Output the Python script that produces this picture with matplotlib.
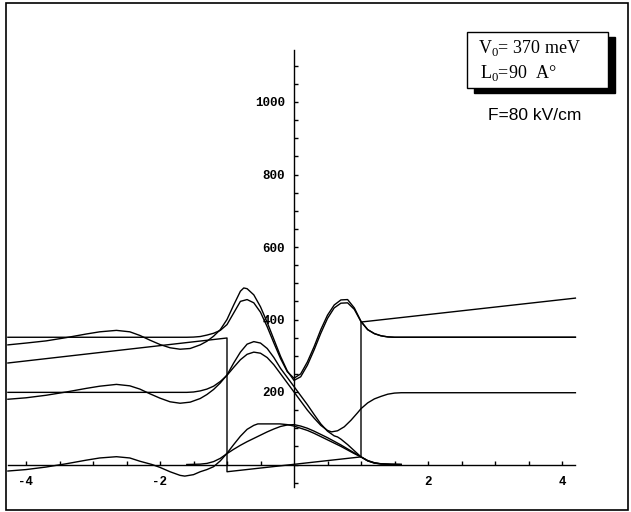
from __future__ import annotations

import matplotlib

matplotlib.use("Agg")

import matplotlib.pyplot as plt
from matplotlib.patches import Rectangle
from matplotlib.ticker import FixedLocator

# potential profile under field (meV), x in units of half well width
potential_x = [-4.27, -1.0, -1.0, 1.0, 1.0, 4.2]
potential_y = [280, 349, -20, 21, 393, 459]

# third level, no field
u3_x = [-4.27, -1.6, -1.5, -1.4, -1.3, -1.2, -1.1, -1.0, -0.9, -0.8, -0.7, -0.6,
        -0.5, -0.4, -0.3, -0.2, -0.1, 0.0, 0.1, 0.2, 0.3, 0.4, 0.5, 0.6, 0.7,
        0.8, 0.9, 1.0, 1.1, 1.2, 1.3, 1.4, 1.5, 4.2]
u3_y = [351, 351, 351.5, 353, 357, 362, 370, 386, 418, 450, 455, 446,
        420, 380, 335, 292, 256, 238, 250, 283, 325, 372, 412, 440, 454,
        455, 432, 395, 372, 361, 355, 352, 351, 351]

# third level, with field
b3_x = [-4.27, -4.0, -3.7, -3.4, -3.1, -2.9, -2.65, -2.45, -2.3, -2.15, -2.0,
        -1.85, -1.7, -1.55, -1.4, -1.3, -1.2, -1.1, -1.0, -0.9, -0.8, -0.75,
        -0.7, -0.6, -0.5, -0.4, -0.3, -0.2, -0.1, 0.0, 0.1, 0.2, 0.3, 0.4,
        0.5, 0.6, 0.7, 0.8, 0.9, 1.0, 1.1, 1.2, 1.3, 1.4, 1.5, 4.2]
b3_y = [330, 335, 341, 350, 360, 366, 370, 366, 356, 343, 331,
        322, 318, 320, 330, 340, 354, 372, 400, 440, 478, 487,
        485, 468, 435, 392, 345, 298, 258, 232, 242, 274, 316, 362,
        403, 432, 445, 446, 428, 394, 372, 361, 355, 352, 351, 351]

# second level, no field
u2_x = [-4.27, -1.6, -1.5, -1.4, -1.3, -1.2, -1.1, -1.0, -0.9, -0.8, -0.7, -0.6,
        -0.5, -0.4, -0.3, -0.2, -0.1, 0.0, 0.1, 0.2, 0.3, 0.4, 0.5, 0.56,
        0.65, 0.75, 0.85, 0.95, 1.0, 1.1, 1.2, 1.3, 1.4, 1.5, 1.6, 4.2]
u2_y = [199, 199, 200, 203, 208, 216, 229, 246, 268, 289, 304, 310,
        307, 295, 275, 250, 225, 200, 175, 150, 128, 108, 94, 90,
        93, 104, 122, 143, 154, 170, 181, 188, 194, 197, 198, 198]

# second level, with field
b2_x = [-4.27, -4.0, -3.7, -3.4, -3.1, -2.9, -2.65, -2.45, -2.3, -2.15, -2.0,
        -1.85, -1.7, -1.55, -1.4, -1.3, -1.2, -1.1, -1.0, -0.9, -0.8, -0.7,
        -0.6, -0.5, -0.4, -0.3, -0.2, -0.1, 0.0, 0.1, 0.2, 0.3, 0.4, 0.5,
        0.6, 0.65, 0.7, 0.8, 0.9, 1.0, 1.1, 1.2, 1.3, 1.45, 1.6]
b2_y = [180, 184, 191, 200, 210, 216, 221, 217, 208, 195, 183,
        173, 169, 172, 182, 193, 207, 225, 247, 280, 310, 332,
        339, 335, 320, 295, 265, 240, 215, 190, 165, 138, 112, 92,
        79, 76, 70, 55, 38, 21, 10, 4, 1.5, 0.5, 0]

# ground level, no field
u1_x = [-1.6, -1.4, -1.3, -1.2, -1.1, -1.0, -0.9, -0.8, -0.7, -0.6, -0.5, -0.4,
        -0.3, -0.2, -0.1, 0.0, 0.1, 0.2, 0.3, 0.4, 0.5, 0.6, 0.7, 0.8, 0.9,
        1.0, 1.1, 1.2, 1.3, 1.45, 1.6]
u1_y = [0, 1, 3, 8, 17, 30, 42, 53, 63, 72, 81, 90,
        98, 105, 109, 110, 106, 100, 92, 83, 74, 64, 54, 43, 32,
        21, 11, 5, 2, 0.5, 0]

# ground level, with field
b1_x = [-4.27, -4.0, -3.7, -3.57, -3.4, -3.1, -2.9, -2.65, -2.45, -2.3, -2.12,
        -2.0, -1.85, -1.7, -1.63, -1.5, -1.4, -1.3, -1.2, -1.1, -1.0, -0.9,
        -0.8, -0.7, -0.6, -0.54, -0.4, -0.21, -0.1, 0.0, 0.1, 0.2, 0.3, 0.4,
        0.5, 0.6, 0.7, 0.8, 0.9, 1.0, 1.1, 1.2, 1.3, 1.45, 1.6]
b1_y = [-18, -14, -7, -3, 2, 12, 18, 21.5, 18, 9, 0,
        -8, -20, -30, -32, -28, -20, -14, -6, 10, 31, 55,
        78, 97, 108, 112, 112, 112, 110, 106, 100, 94, 86, 77,
        68, 59, 50, 40, 30, 21, 10, 4, 1.5, 0.5, 0]

curves = [
    (potential_x, potential_y),
    (u3_x, u3_y),
    (b3_x, b3_y),
    (u2_x, u2_y),
    (b2_x, b2_y),
    (u1_x, u1_y),
    (b1_x, b1_y),
]

x_labels = [-4, -2, 2, 4]
x_minor = [-4.0, -3.5, -3.0, -2.5, -2.0, -1.5, -1.0, -0.5, 0.5, 1.0, 1.5, 2.0,
           2.5, 3.0, 3.5, 4.0]
y_labels = [200, 400, 600, 800, 1000]
y_minor = list(range(-50, 1101, 50))

W, H = 631, 512
X0_PX, X_SCALE = 294.0, 67.0      # pixel of x=0, pixels per unit
Y0_PX, Y_SCALE = 464.5, 0.3625    # pixel of y=0, pixels per meV


def px_to_fig(x, y):
    return x / W, 1 - y / H


def main() -> None:
    plt.rcParams["axes.unicode_minus"] = False
    plt.rcParams["mathtext.fontset"] = "custom"
    plt.rcParams["mathtext.rm"] = "Liberation Serif"

    fig = plt.figure(figsize=(W / 100, H / 100), dpi=100)
    ax = fig.add_axes([0, 0, 1, 1])
    ax.set_xlim(-X0_PX / X_SCALE, (W - X0_PX) / X_SCALE)
    ax.set_ylim((Y0_PX - H) / Y_SCALE, Y0_PX / Y_SCALE)
    ax.set_axisbelow(True)

    for xs, ys in curves:
        ax.plot(xs, ys, color="black", linewidth=1.0, zorder=3)

    # Mathematica-style axes through the origin
    for side in ("top", "right"):
        ax.spines[side].set_visible(False)
    ax.spines["left"].set_position(("data", 0))
    ax.spines["bottom"].set_position(("data", 0))
    ax.spines["left"].set_bounds(-62, 1143)
    ax.spines["bottom"].set_bounds(-4.27, 4.2)
    for sp in ("left", "bottom"):
        ax.spines[sp].set_linewidth(1.0)

    ax.xaxis.set_major_locator(FixedLocator(x_labels))
    ax.xaxis.set_minor_locator(FixedLocator(x_minor))
    ax.yaxis.set_major_locator(FixedLocator(y_labels))
    ax.yaxis.set_minor_locator(FixedLocator(y_minor))
    ax.tick_params(which="both", direction="in", width=1.0, length=3)
    ax.tick_params(axis="x", which="major", pad=8)
    ax.tick_params(axis="y", which="major", pad=6.5)
    for lab in ax.get_xticklabels() + ax.get_yticklabels():
        lab.set_fontfamily("Liberation Mono")
        lab.set_fontweight("bold")
        lab.set_fontsize(9)

    # outer frame
    fx0, fy1 = px_to_fig(6, 3)
    fx1, fy0 = px_to_fig(628, 510)
    fig.patches.append(Rectangle((fx0, fy0), fx1 - fx0, fy1 - fy0, transform=fig.transFigure,
                                 fill=False, edgecolor="black", linewidth=1.2))

    # parameter box with drop shadow
    bx0, by1 = px_to_fig(467, 32)
    bx1, by0 = px_to_fig(608, 88)
    sx, sy = 7 / W, 5 / H
    fig.patches.append(Rectangle((bx0 + sx, by0 - sy), bx1 - bx0, by1 - by0,
                                 transform=fig.transFigure, facecolor="black",
                                 edgecolor="black", zorder=4))
    fig.patches.append(Rectangle((bx0, by0), bx1 - bx0, by1 - by0,
                                 transform=fig.transFigure, facecolor="white",
                                 edgecolor="black", linewidth=1.0, zorder=5))

    tx, ty = px_to_fig(478, 53)
    fig.text(tx, ty, r"V$_{0}$= 370 meV", family="Liberation Serif", fontsize=13,
             va="baseline", zorder=6)
    tx, ty = px_to_fig(480, 78)
    fig.text(tx, ty, r"L$_{0}$=90  A°", family="Liberation Serif", fontsize=13,
             va="baseline", zorder=6)
    tx, ty = px_to_fig(535, 120)
    fig.text(tx, ty, "F=80 kV/cm", family="Liberation Sans", fontsize=12.5,
             ha="center", va="baseline")

    fig.savefig("out.png", dpi=100, facecolor="white")
    plt.close(fig)


if __name__ == "__main__":
    main()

= = =

**TASK OBJECTIVE:**
Leave out any pictures, please, and quote only the lines from the top of the data through the line that contains "394, 372, 361, 355, 352, 351, 351]".

**COMPLETED TASK:**
Output the Python script that produces this picture with matplotlib.
from __future__ import annotations

import matplotlib

matplotlib.use("Agg")

import matplotlib.pyplot as plt
from matplotlib.patches import Rectangle
from matplotlib.ticker import FixedLocator

# potential profile under field (meV), x in units of half well width
potential_x = [-4.27, -1.0, -1.0, 1.0, 1.0, 4.2]
potential_y = [280, 349, -20, 21, 393, 459]

# third level, no field
u3_x = [-4.27, -1.6, -1.5, -1.4, -1.3, -1.2, -1.1, -1.0, -0.9, -0.8, -0.7, -0.6,
        -0.5, -0.4, -0.3, -0.2, -0.1, 0.0, 0.1, 0.2, 0.3, 0.4, 0.5, 0.6, 0.7,
        0.8, 0.9, 1.0, 1.1, 1.2, 1.3, 1.4, 1.5, 4.2]
u3_y = [351, 351, 351.5, 353, 357, 362, 370, 386, 418, 450, 455, 446,
        420, 380, 335, 292, 256, 238, 250, 283, 325, 372, 412, 440, 454,
        455, 432, 395, 372, 361, 355, 352, 351, 351]

# third level, with field
b3_x = [-4.27, -4.0, -3.7, -3.4, -3.1, -2.9, -2.65, -2.45, -2.3, -2.15, -2.0,
        -1.85, -1.7, -1.55, -1.4, -1.3, -1.2, -1.1, -1.0, -0.9, -0.8, -0.75,
        -0.7, -0.6, -0.5, -0.4, -0.3, -0.2, -0.1, 0.0, 0.1, 0.2, 0.3, 0.4,
        0.5, 0.6, 0.7, 0.8, 0.9, 1.0, 1.1, 1.2, 1.3, 1.4, 1.5, 4.2]
b3_y = [330, 335, 341, 350, 360, 366, 370, 366, 356, 343, 331,
        322, 318, 320, 330, 340, 354, 372, 400, 440, 478, 487,
        485, 468, 435, 392, 345, 298, 258, 232, 242, 274, 316, 362,
        403, 432, 445, 446, 428, 394, 372, 361, 355, 352, 351, 351]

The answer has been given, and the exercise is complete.